I have a $207,000 individual retirement account (IRA) with good utility, drug, consumer staple and food stocks, but it hasn’t done much as the market has gone higher. Please tell me why the market is doing so well in the face of all the negative economic news. It doesn’t make sense. At the same time, I’m tired of watching my supposedly good stocks stand still and would like you to recommend some aggressive issues that can add some excitement to my portfolio. It seems that I am among the few people who are not making money in the market.

W.R., Elkhart, Ind.

Dear W.R.:

You are among the many folks who are not making money in this market. Lots of folks are not making money in this market, but they are embarrassed to admit it, so they lie and tell you they’re making it big.

Two of the most powerful reasons that the stock market is doing well are (1) the Federal Reserve is printing money (close to $4 trillion by the end of 2010), flooding the market with liquidity.
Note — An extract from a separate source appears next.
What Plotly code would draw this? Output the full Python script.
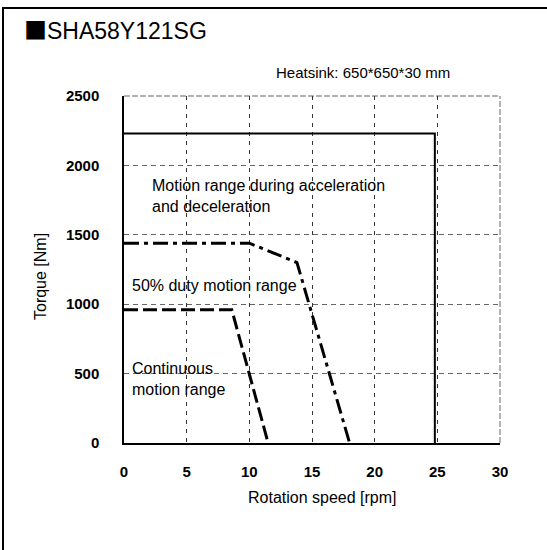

However, this liquidity is not inflationary (yet) because the banks are not lending. And because it doesn’t make sense to allow those trillions to collect “vault dust,” those trillions are used to buy securities.

Now, the value of the 3,066 issues on the New York Stock Exchange is $14 trillion. Because the $4 trillion sloshing in the economy represents 30 percent of that $14 trillion in stocks, it’s no wonder the market has made new highs.

The second reason the Dow is gamboling higher is low interest rates. The Fed keeps rates low by overwhelming the economy with new money. Because the economy is flooded with cash, and borrowing costs are near zero, investors are more willing to take extraordinary risks. So in the face of terribly high unemployment, crashing home values, a seriously sick mortgage market, nearly nonexistent bank loans, unparalleled real estate foreclosures, a record deficit and national debt, the collapse of municipal pension funds, a state debt crisis, a do-nothing Congress, a shaky European Union, oil exceeding $80 a barrel, a possible decline in our gross domestic product and corporate earnings for the coming quarter … what other reason could there be for higher stock prices?

If you want some action, I recommend that you use $30,000 (l5 percent of your $207,000 IRA) and invest $6,000 in each of the following. These issues offer good exposure to potentially high returns.

Vanguard Emerging Markets (VWO-$46.31) tracks the 748 common stocks in the MSCI Emerging Market Index. Barclays Capital High Yield Bond (JNK-$39.96) has a $5 billion portfolio of junk bonds and yields 10.16 percent. Neuberger Berman Real Estate (NREAX-$10.61) owns a variety of real estate investment trusts and property development firms. Gateway Fund (GTECX-$25.54) writes puts and calls against the Standard and Poor’s 500, as well as a basket of similar issues. Akre Focus Retail (AKREX-$11.58) is an aggressive small mid-cap fund. And Pimco EqS Pathfinder (PTHDX-$9.92) is run by two managers who are good at finding low-priced foreign stocks.

Unlike your utilities, drug and food stocks, these six issues participate in a wide spectrum of choices, giving you a little more zip for your doo-dah.